Читаем Плач по красной суке полностью

Словом, Варьку завалили во второй раз, — завалили по-хамски, грубо и нахально. На этот раз было все-таки обидно, но в основном за родителей — это им показали кукиш. Варьке же было всего семнадцать лет, она уже успела разочароваться в журналистике и решила впредь податься на классическое отделение. Она всегда увлекалась античностью, вот только не знала, что в университете есть такой факультет. Никто ей об этом не сказал.

Вдохновленная своим решением, Варька с новым энтузиазмом набросилась на книги. На этот раз они решили действовать наверняка. Родители не только наводили мосты, но и наняли своему чаду платных педагогов, которые знали университетские требования и специально натаскивали своих учеников по нужной программе.

Этот год дал ей много новых знаний. Она впервые усомнилась в качествах и свойствах того общества, где ее угораздило родиться. Она еще ничего не подозревала об истинном положении вещей, о тех страшных подпольных интригах, страстях и преступлениях, которые ежегодно бушуют в стенах университета в дни приемных экзаменов. Не знала, но догадывалась. Догадывалась по призрачным намекам тех посвященных педагогов, которые ее готовили. Им ведь тоже приходилось несладко: надо было как-то оправдываться за те большие деньги, которые они брали за уроки. Они-то знали, что деньги эти тратятся впустую, что знания в этом состязании не имеют никакого значения, потому что здесь побеждают не знания, а сила родительских рук, их власть и могущество. Преподаватели были образованные, интеллигентные люди, и совесть их еще малость тревожила. Они жалели бедных овечек, которые так доверчиво шли на заклание, и чтобы хоть как-то облегчить им горечь поражения, выдавали информацию, которую им выдавать было крайне рискованно и опасно. Они намекали родителям и детям на таинственные списки, которые составляются еще в январе.

Но говорить впрямую педагоги не имели права, они могли только намекать. Некоторые понимали намеки и надеялись на чудо, другие надеялись попасть в нужные списки, но гарантии поступления не имел почти никто.

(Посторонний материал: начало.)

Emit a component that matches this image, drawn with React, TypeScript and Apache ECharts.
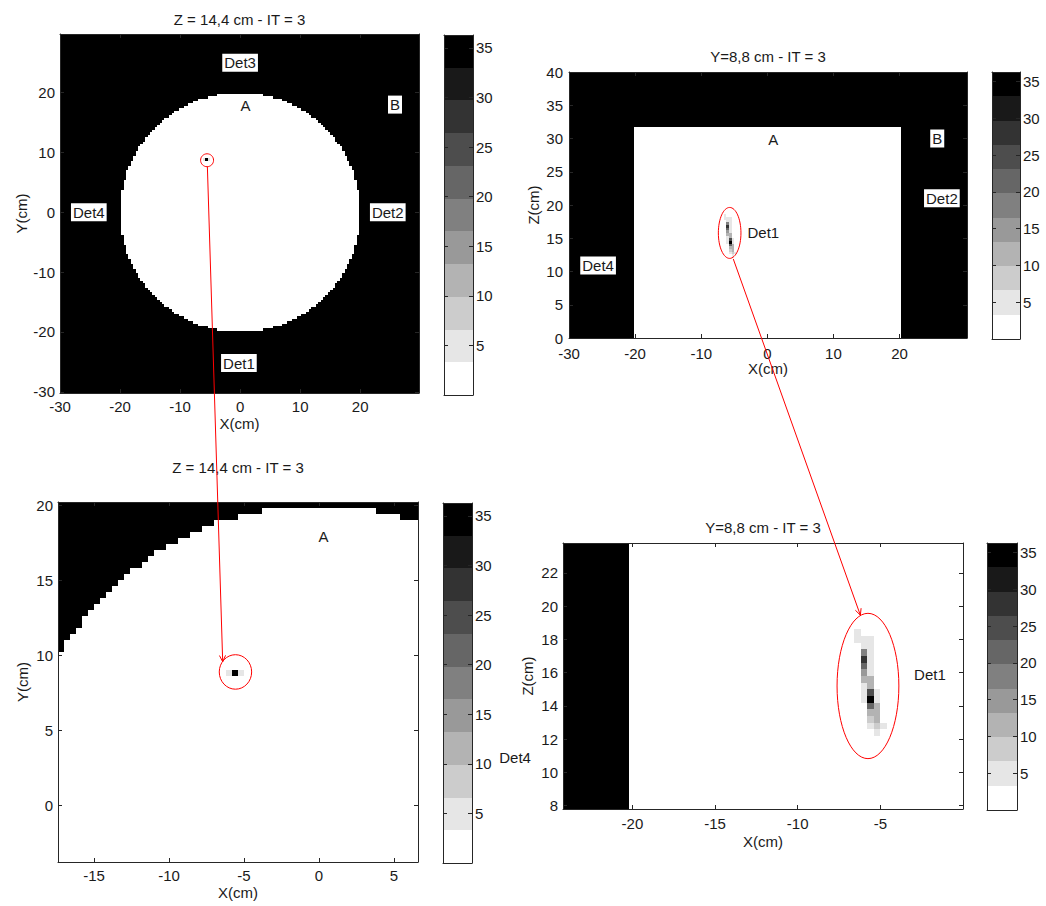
import React, { useEffect, useRef } from "react";
import * as echarts from "echarts";

// ---- Reconstruction parameters -------------------------------------------
const VOXEL = 0.4; // cm
const C_MIN = 0;
const C_MAX = 36.3;
const N_LEVELS = 11;
const colorbarTicks = [5, 10, 15, 20, 25, 30, 35];

const VALUE_A = 0; // phantom interior (A)
const VALUE_B = 36.3; // surrounding medium (B)

// Z = 14,4 cm slice: half-width of the phantom section, in voxels from the
// central column, for row |k| (y = k * 0.4 cm)
const diskHalfWidth = [
  49, 49, 49, 49, 49, 49, 49, 49, 49, 49,
  48, 48, 48, 48, 47, 47, 47, 47, 46, 46,
  45, 45, 44, 44, 43, 43, 42, 42, 41, 40,
  39, 39, 38, 37, 36, 35, 34, 33, 32, 31,
  29, 28, 27, 25, 23, 21, 19, 17, 13, 9,
];

// Hot-spot voxels in the Z = 14,4 cm slice: [x, y, value]
const hotspotXY = [
  [-6.0, 8.8, 5],
  [-5.6, 8.8, 36.3],
  [-5.2, 8.8, 5],
];

// Y = 8,8 cm slice: phantom section [xMin, xMax, zMin, zMax]
const phantomXZ = [-20.2, 20.2, 0, 31.8];

// Hot-spot voxels in the Y = 8,8 cm slice: [x, z, value]
const hotspotXZ = [
  [-6.4, 18.4, 5],
  [-6.4, 18.0, 5], [-6.0, 18.0, 5], [-5.6, 18.0, 5],
  [-6.0, 17.6, 5], [-5.6, 17.6, 5],
  [-6.0, 17.2, 18], [-5.6, 17.2, 5],
  [-6.0, 16.8, 28], [-5.6, 16.8, 5],
  [-6.0, 16.4, 22], [-5.6, 16.4, 5],
  [-6.0, 16.0, 15], [-5.6, 16.0, 5],
  [-6.0, 15.6, 12], [-5.6, 15.6, 12],
  [-6.0, 15.2, 5], [-5.6, 15.2, 12],
  [-6.0, 14.8, 5], [-5.6, 14.8, 25], [-5.2, 14.8, 5],
  [-6.0, 14.4, 5], [-5.6, 14.4, 36.3], [-5.2, 14.4, 5],
  [-5.6, 14.0, 22], [-5.2, 14.0, 12],
  [-5.6, 13.6, 12], [-5.2, 13.6, 12],
  [-5.6, 13.2, 8], [-5.2, 13.2, 12],
  [-5.6, 12.8, 5], [-5.2, 12.8, 8], [-4.8, 12.8, 5],
  [-5.2, 12.4, 5],
];

// Fields of view (cm)
const fovXY_X = [-30, 29.8];
const fovXY_Y = [-30.2, 29.8];
const fovXZ_X = [-30, 30.2];
const fovXZ_Z = [0, 40];
const zoomXY_X = [-17.4, 6.6];
const zoomXY_Y = [-3.8, 20.2];
const zoomXZ_X = [-24.2, 0];
const zoomXZ_Z = [7.8, 23.8];

// Tick labels
const ticksXY = [-30, -20, -10, 0, 10, 20];
const ticksXZ_X = [-30, -20, -10, 0, 10, 20];
const ticksXZ_Z = [0, 5, 10, 15, 20, 25, 30, 35, 40];
const ticksZoomXY_X = [-15, -10, -5, 0, 5];
const ticksZoomXY_Y = [0, 5, 10, 15, 20];
const ticksZoomXZ_X = [-20, -15, -10, -5];
const ticksZoomXZ_Z = [8, 10, 12, 14, 16, 18, 20, 22];

const titleXY = "Z = 14,4 cm - IT = 3";
const titleXZ = "Y=8,8 cm - IT = 3";

// Detector / region tags: [panel, text, x, y] in the panel's data units (cm)
const tags: [number, string, number, number][] = [
  [0, "Det3", 0, 25],
  [0, "A", 0.9, 17.9],
  [0, "B", 25.8, 18.0],
  [0, "Det4", -25.2, 0],
  [0, "Det2", 24.6, 0],
  [0, "Det1", -0.2, -25.2],
  [1, "A", 0.9, 29.9],
  [1, "B", 25.7, 30.0],
  [1, "Det2", 26.4, 21.0],
  [1, "Det1", -0.6, 15.9],
  [1, "Det4", -25.6, 10.9],
  [2, "A", 0.3, 17.9],
  [3, "Det1", -2.0, 15.9],
  [3, "Det4", -27.1, 10.9],
];

// Red highlight ellipses: [panel, cx, cy, rx, ry] in cm
const highlights: [number, number, number, number, number][] = [
  [0, -5.5, 8.7, 1.08, 1.08],
  [2, -5.57, 8.87, 1.08, 1.15],
  [1, -5.7, 15.8, 1.71, 3.83],
  [3, -5.75, 15.2, 1.87, 4.37],
];

// Red arrows: [fromPanel, x, y, toPanel, x, y] in cm
const arrows: [number, number, number, number, number, number][] = [
  [0, -5.45, 7.62, 2, -6.42, 9.55],
  [1, -5.15, 11.88, 3, -6.21, 19.46],
];

// ---- Styling / layout -----------------------------------------------------
const TEXT = "#1a1a1a";
const AXIS = "#262626";
const RED = "#ff0000";
const FONT = "'Liberation Sans', Arial, Helvetica, sans-serif";
const FS = 15;

type Rect = { left: number; top: number; width: number; height: number };

const panelLayout: {
  grid: Rect;
  cb: Rect;
  xGap: number;
  yGap: number;
  xMargin: number;
  yMargin: number;
  titleDy: number;
}[] = [
  { grid: { left: 60, top: 34, width: 359, height: 359 }, cb: { left: 444, top: 35, width: 29, height: 360 }, xGap: 23, yGap: 31, xMargin: 6, yMargin: 5, titleDy: 15 },
  { grid: { left: 569, top: 72, width: 398, height: 266 }, cb: { left: 992, top: 72, width: 28, height: 267 }, xGap: 23, yGap: 29, xMargin: 8, yMargin: 6, titleDy: 16 },
  { grid: { left: 58, top: 502, width: 360, height: 360 }, cb: { left: 443, top: 503, width: 29, height: 360 }, xGap: 23, yGap: 29, xMargin: 6, yMargin: 5, titleDy: 35 },
  { grid: { left: 563, top: 543, width: 400, height: 266 }, cb: { left: 987, top: 543, width: 30, height: 267 }, xGap: 25, yGap: 29, xMargin: 7, yMargin: 5, titleDy: 16 },
];

// ---- Helpers --------------------------------------------------------------
function grayOf(v: number) {
  let lvl = Math.floor(((v - C_MIN) / (C_MAX - C_MIN)) * N_LEVELS);
  lvl = Math.max(0, Math.min(N_LEVELS - 1, lvl));
  const g = Math.round(255 * (1 - lvl / (N_LEVELS - 1)));
  return `rgb(${g},${g},${g})`;
}

function voxel(x: number, y: number, v: number) {
  const h = VOXEL / 2;
  return [x - h, x + h, y - h, y + h, v];
}

function buildXY() {
  const out: number[][] = [[fovXY_X[0], fovXY_X[1], fovXY_Y[0], fovXY_Y[1], VALUE_B]];
  const n = diskHalfWidth.length;
  for (let k = -(n - 1); k <= n - 1; k++) {
    const m = diskHalfWidth[Math.abs(k)];
    out.push([-(m + 0.5) * VOXEL, (m + 0.5) * VOXEL, (k - 0.5) * VOXEL, (k + 0.5) * VOXEL, VALUE_A]);
  }
  hotspotXY.forEach(([x, y, v]) => out.push(voxel(x, y, v)));
  return out;
}

function buildXZ() {
  const out: number[][] = [[fovXZ_X[0], fovXZ_X[1], fovXZ_Z[0], fovXZ_Z[1], VALUE_B]];
  out.push([phantomXZ[0], phantomXZ[1], phantomXZ[2], phantomXZ[3], VALUE_A]);
  hotspotXZ.forEach(([x, z, v]) => out.push(voxel(x, z, v)));
  return out;
}

function buildColorbar() {
  const step = (C_MAX - C_MIN) / N_LEVELS;
  const out: number[][] = [];
  for (let i = 0; i < N_LEVELS; i++) {
    const lo = C_MIN + i * step;
    out.push([0, 1, lo, lo + step, lo + step / 2]);
  }
  return out;
}

function renderCell(params: any, api: any) {
  const a = api.coord([api.value(0), api.value(2)]);
  const b = api.coord([api.value(1), api.value(3)]);
  const x0 = Math.round(Math.min(a[0], b[0]));
  const x1 = Math.round(Math.max(a[0], b[0]));
  const y0 = Math.round(Math.min(a[1], b[1]));
  const y1 = Math.round(Math.max(a[1], b[1]));
  const cs = params.coordSys;
  const shape = echarts.graphic.clipRectByRect(
    { x: x0, y: y0, width: x1 - x0, height: y1 - y0 },
    { x: cs.x, y: cs.y, width: cs.width, height: cs.height }
  );
  if (!shape || shape.width <= 0 || shape.height <= 0) return null;
  return { type: "rect", shape, style: { fill: grayOf(api.value(4)) } };
}

const axisLine = { show: true, onZero: false, lineStyle: { color: AXIS, width: 1 } };
const labelStyle = { color: TEXT, fontSize: FS, fontFamily: FONT, lineHeight: 14 };

function frame(
  gi: number,
  xr: number[],
  yr: number[],
  xt: number[],
  yt: number[],
  opts: { xName?: string; yName?: string; xGap?: number; yGap?: number; xMargin?: number; yMargin?: number; xLabels: boolean; yLabelsRight: boolean }
) {
  const base = { type: "value", gridIndex: gi, z: 10, splitLine: { show: false }, axisLine };
  const xTick = { show: xt.length > 0, inside: true, length: 4, customValues: xt, lineStyle: { color: AXIS } };
  const yTick = { show: yt.length > 0, inside: true, length: 4, customValues: yt, lineStyle: { color: AXIS } };
  const xAxes = [
    {
      ...base, position: "bottom", min: xr[0], max: xr[1], axisTick: xTick,
      axisLabel: { show: opts.xLabels, customValues: xt, margin: opts.xMargin ?? 5, ...labelStyle },
      name: opts.xName, nameLocation: "middle", nameGap: opts.xGap, nameTextStyle: labelStyle,
    },
    { ...base, position: "top", min: xr[0], max: xr[1], axisTick: xTick, axisLabel: { show: false } },
  ];
  const yAxes = [
    {
      ...base, position: "left", min: yr[0], max: yr[1], axisTick: yTick,
      axisLabel: { show: !opts.yLabelsRight, customValues: yt, margin: opts.yMargin ?? 5, ...labelStyle },
      name: opts.yName, nameLocation: "middle", nameGap: opts.yGap, nameTextStyle: labelStyle,
    },
    {
      ...base, position: "right", min: yr[0], max: yr[1], axisTick: yTick,
      axisLabel: { show: opts.yLabelsRight, customValues: yt, margin: 3, ...labelStyle },
    },
  ];
  return { xAxes, yAxes };
}

function buildOption() {
  const xy = buildXY();
  const xz = buildXZ();
  const cb = buildColorbar();
  const ranges = [
    { x: fovXY_X, y: fovXY_Y, xt: ticksXY, yt: ticksXY, yName: "Y(cm)", data: xy },
    { x: fovXZ_X, y: fovXZ_Z, xt: ticksXZ_X, yt: ticksXZ_Z, yName: "Z(cm)", data: xz },
    { x: zoomXY_X, y: zoomXY_Y, xt: ticksZoomXY_X, yt: ticksZoomXY_Y, yName: "Y(cm)", data: xy },
    { x: zoomXZ_X, y: zoomXZ_Z, xt: ticksZoomXZ_X, yt: ticksZoomXZ_Z, yName: "Z(cm)", data: xz },
  ];
  const grids: any[] = [];
  const xAxis: any[] = [];
  const yAxis: any[] = [];
  const series: any[] = [];

  ranges.forEach((r, i) => {
    const L = panelLayout[i];
    grids.push({ ...L.grid, show: false });
    const f = frame(i, r.x, r.y, r.xt, r.yt, {
      xName: "X(cm)", yName: r.yName, xGap: L.xGap, yGap: L.yGap, xMargin: L.xMargin, yMargin: L.yMargin,
      xLabels: true, yLabelsRight: false,
    });
    xAxis.push(...f.xAxes);
    yAxis.push(...f.yAxes);
  });
  ranges.forEach((_, i) => {
    const L = panelLayout[i];
    const gi = 4 + i;
    grids.push({ ...L.cb, show: false });
    const f = frame(gi, [0, 1], [C_MIN, C_MAX], [], colorbarTicks, { xLabels: false, yLabelsRight: true });
    xAxis.push(...f.xAxes);
    yAxis.push(...f.yAxes);
  });

  ranges.forEach((r, i) => {
    series.push({
      type: "custom", xAxisIndex: 2 * i, yAxisIndex: 2 * i, renderItem: renderCell,
      data: r.data, encode: { x: [0, 1], y: [2, 3] }, silent: true, z: 2,
    });
  });
  ranges.forEach((_, i) => {
    const gi = 4 + i;
    series.push({
      type: "custom", xAxisIndex: 2 * gi, yAxisIndex: 2 * gi, renderItem: renderCell,
      data: cb, encode: { x: [0, 1], y: [2, 3] }, silent: true, z: 2,
    });
  });

  return {
    animation: false,
    backgroundColor: "#ffffff",
    grid: grids,
    xAxis,
    yAxis,
    series,
  };
}

function buildGraphic(chart: echarts.ECharts) {
  const toPx = (si: number, p: number[]) => chart.convertToPixel({ seriesIndex: si }, p) as unknown as number[];
  const els: any[] = [];
  const titles = [titleXY, titleXZ, titleXY, titleXZ];

  panelLayout.forEach((L, i) => {
    els.push({
      type: "text", x: L.grid.left + L.grid.width / 2, y: L.grid.top - L.titleDy, z: 50,
      style: { text: titles[i], fill: TEXT, fontSize: FS, fontFamily: FONT, align: "center", verticalAlign: "middle" },
    });
  });

  tags.forEach(([p, text, x, y]) => {
    const [px, py] = toPx(p, [x, y]);
    els.push({
      type: "text", x: px, y: py, z: 50,
      style: {
        text, fill: TEXT, fontSize: FS, fontFamily: FONT, align: "center", verticalAlign: "middle",
        backgroundColor: "#ffffff", padding: [2, 2, 1, 2],
      },
    });
  });

  highlights.forEach(([p, cx, cy, rx, ry]) => {
    const c = toPx(p, [cx, cy]);
    const ex = toPx(p, [cx + rx, cy]);
    const ey = toPx(p, [cx, cy + ry]);
    els.push({
      type: "ellipse", z: 60,
      shape: { cx: c[0], cy: c[1], rx: Math.abs(ex[0] - c[0]), ry: Math.abs(ey[1] - c[1]) },
      style: { fill: "none", stroke: RED, lineWidth: 1 },
    });
  });

  arrows.forEach(([p0, x0, y0, p1, x1, y1]) => {
    const a = toPx(p0, [x0, y0]);
    const b = toPx(p1, [x1, y1]);
    els.push({
      type: "line", z: 60, shape: { x1: a[0], y1: a[1], x2: b[0], y2: b[1] },
      style: { stroke: RED, lineWidth: 1 },
    });
    const dx = b[0] - a[0];
    const dy = b[1] - a[1];
    const len = Math.hypot(dx, dy);
    const ux = dx / len;
    const uy = dy / len;
    const head = 7;
    const ang = 0.45;
    const barb = (t: number) => [
      b[0] - head * (ux * Math.cos(t) - uy * Math.sin(t)),
      b[1] - head * (ux * Math.sin(t) + uy * Math.cos(t)),
    ];
    els.push({
      type: "polyline", z: 60, shape: { points: [barb(ang), b, barb(-ang)] },
      style: { stroke: RED, fill: "none", lineWidth: 1 },
    });
  });

  return els;
}

export default function App() {
  const ref = useRef<HTMLDivElement>(null);
  useEffect(() => {
    const el = ref.current;
    if (!el) return;
    const chart = echarts.init(el, undefined, { renderer: "svg" });
    chart.setOption(buildOption() as any);
    chart.setOption({ graphic: buildGraphic(chart) } as any);
    return () => chart.dispose();
  }, []);
  return (
    <div
      ref={ref}
      style={{ position: "absolute", left: 0, top: 0, width: 1046, height: 906, background: "#ffffff" }}
    />
  );
}
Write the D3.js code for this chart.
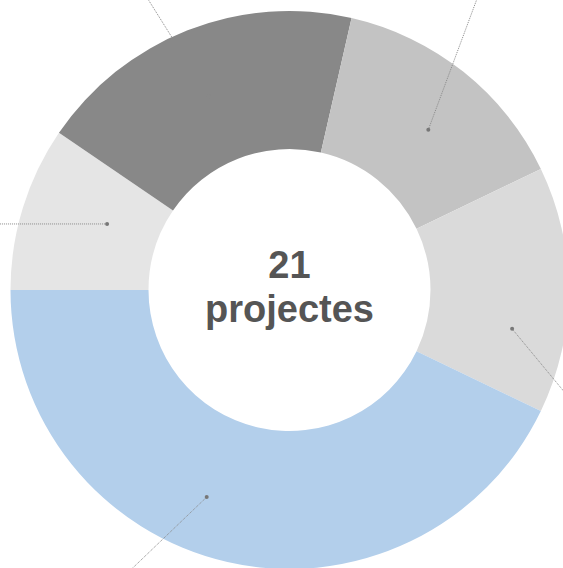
<!DOCTYPE html>
<html lang="ca">
<head>
  <meta charset="UTF-8">
  <title>21 projectes</title>
  <script src="https://d3js.org/d3.v7.min.js"></script>
  <style>
    body { margin: 0; background: #fff; }
    .leader { fill: none; stroke-width: 1px; stroke-dasharray: 1,1; }
    .total { font-family: "Helvetica Neue", Helvetica, Arial, "Liberation Sans", sans-serif; font-weight: bold; fill: #555; }
  </style>
</head>
<body>
  <svg id="donut" width="563" height="568"></svg>

  <script>
    // Project counts per group (labels fall outside the visible crop)
    const groups = ["Grup 1", "Grup 2", "Grup 3", "Grup 4", "Grup 5"];
    const projects = [2, 4, 3, 3, 9];
    const colors = ["#e5e5e5", "#888888", "#c3c3c3", "#dadada", "#b3cfeb"];
    const unitLabel = "projectes";

    // Callout dot placement (degrees clockwise from top, radius) and leader direction
    const dotAngle = [289.9, 337.4, 40.9, 99.9, 201.8];
    const dotRadius = [194, 210, 212, 226, 223];
    const leaderAngle = [270, 327.9, 20.4, 140.4, 226.2];

    const width = 563;
    const height = 568;
    const cx = 289.5, cy = 290;
    const outerR = 279, innerR = 141;

    const svg = d3.select("#donut");
    const g = svg.append("g").attr("transform", `translate(${cx},${cy})`);

    const data = groups.map((name, i) => ({ name, value: projects[i], color: colors[i] }));

    const pie = d3.pie()
      .sort(null)
      .value(d => d.value)
      .startAngle(-Math.PI / 2)
      .endAngle(Math.PI * 1.5);

    const arc = d3.arc().innerRadius(innerR).outerRadius(outerR);

    g.selectAll("path.slice")
      .data(pie(data))
      .join("path")
      .attr("class", "slice")
      .attr("fill", d => d.data.color)
      .attr("d", arc);

    // leader lines + dots
    const rad = d3.scaleLinear().domain([0, 360]).range([0, 2 * Math.PI]);
    const polar = (a, r) => [r * Math.sin(rad(a)), -r * Math.cos(rad(a))];

    const callouts = data.map((d, i) => {
      const p = polar(dotAngle[i], dotRadius[i]);
      const dir = polar(leaderAngle[i], 500);
      const ink = d.color === "#888888" ? "#888888" : "#8a8a8a";
      return { p, end: [p[0] + dir[0], p[1] + dir[1]], ink };
    });

    g.selectAll("line.leader")
      .data(callouts)
      .join("line")
      .attr("class", "leader")
      .attr("stroke", d => d.ink)
      .attr("x1", d => d.p[0]).attr("y1", d => d.p[1])
      .attr("x2", d => d.end[0]).attr("y2", d => d.end[1]);

    g.selectAll("circle.dot")
      .data(callouts)
      .join("circle")
      .attr("class", "dot")
      .attr("r", 2)
      .attr("fill", d => d.ink === "#888888" ? "#888888" : "#777")
      .attr("cx", d => d.p[0]).attr("cy", d => d.p[1]);

    // centre total
    const total = d3.sum(projects);
    const label = g.append("text").attr("class", "total").attr("text-anchor", "middle").attr("font-size", 38);
    label.append("tspan").attr("x", 0).attr("y", -12).text(total);
    label.append("tspan").attr("x", 0).attr("y", 32).text(unitLabel);
  </script>
</body>
</html>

Варьку завалили в третий раз.

Это было ее первое крупное поражение, первая социальная прививка. Как она любила шутить, «первый курс университета», или первая ступенька вниз с тех заоблачных вершин, где она паслась в годы своего детства.

Не пройдя по конкурсу в третье свое поступление, Варька легла на кровать лицом к стене и больше не вставала. Она спала почти все время, но сон не приносил облегчения — просыпалась она такой же вялой, разбитой и пассивной. Постоянное тупое напряжение не покидало ее, самые обычные домашние дела были ей не по силам. Брала в руки какой-либо предмет и тут же забывала, зачем взяла. Громадным усилием воли вспоминала назначение предмета, делала усилие, чтобы закончить действие, и с нею начиналась истерика. Любая мысль, впечатление, разговор приводили ее в тупое отчаяние. Не хотелось ничего видеть, не хотелось жить. И если бы тогда она придумала способ уйти из жизни незаметно, тихо исчезнуть, испариться, будто ее и не было, она не задумываясь воспользовалась бы этой возможностью.

Родители предлагали санаторий, но Варька наотрез отказалась. Видеть людей, разговаривать с ними, здороваться, отвечать на вопросы — все это было выше ее сил, все внушало ужас и отвращение, тупую, непроходящую боль. Она мечтала об одном: чтобы ее оставили в покое. Родители по-прежнему шептались у себя в спальне, и шепот этот заполнял квартиру и зависал над ней, как дурманящее облако. Этот кошмарный шепот преследовал ее даже во сне; шептались все предметы, шепталось все вокруг, шептались стены — это был заговор против нее, Варьки. Где-то была жизнь, покой и воля, но у Варьки не хватало сил вырваться из заколдованного круга. Шепот обволакивал ее, как паутина, мешал сосредоточиться. Дышать и то казалось утомительным. Варька знала, что она больна.

По утверждению психиатра, которому ее показали, у Варьки началась психопатическая депрессия. Психиатр долго доискивался причины, копался в наследственности и, только услышав слово «университет», заметно оживился и успокоился.

— Так бы и говорили, — вырвалось у него. — У меня самого дочь после вступительных экзаменов полгода пролежала лицом к стене.

Мама сделала страшные глаза, и Варьку выпроводили за дверь. Она сидела одна в полутемном коридоре, разглядывала какие-то брошюры и думала о последних словах психиатра. Впервые кто-то пролил свет на истинное положение вещей. Причина ее, Варькиной, болезни находилась не в ней самой — эта причина была внешней и находилась там, в мире, где ей предстояло жить.

У Варьки появилось желание узнать эти причины и разобраться в них. Но специалист надолго лишил ее такой возможности. Он выписал ей таблетки, от которых она проспала еще несколько месяцев и чуть не превратилась в наркоманку.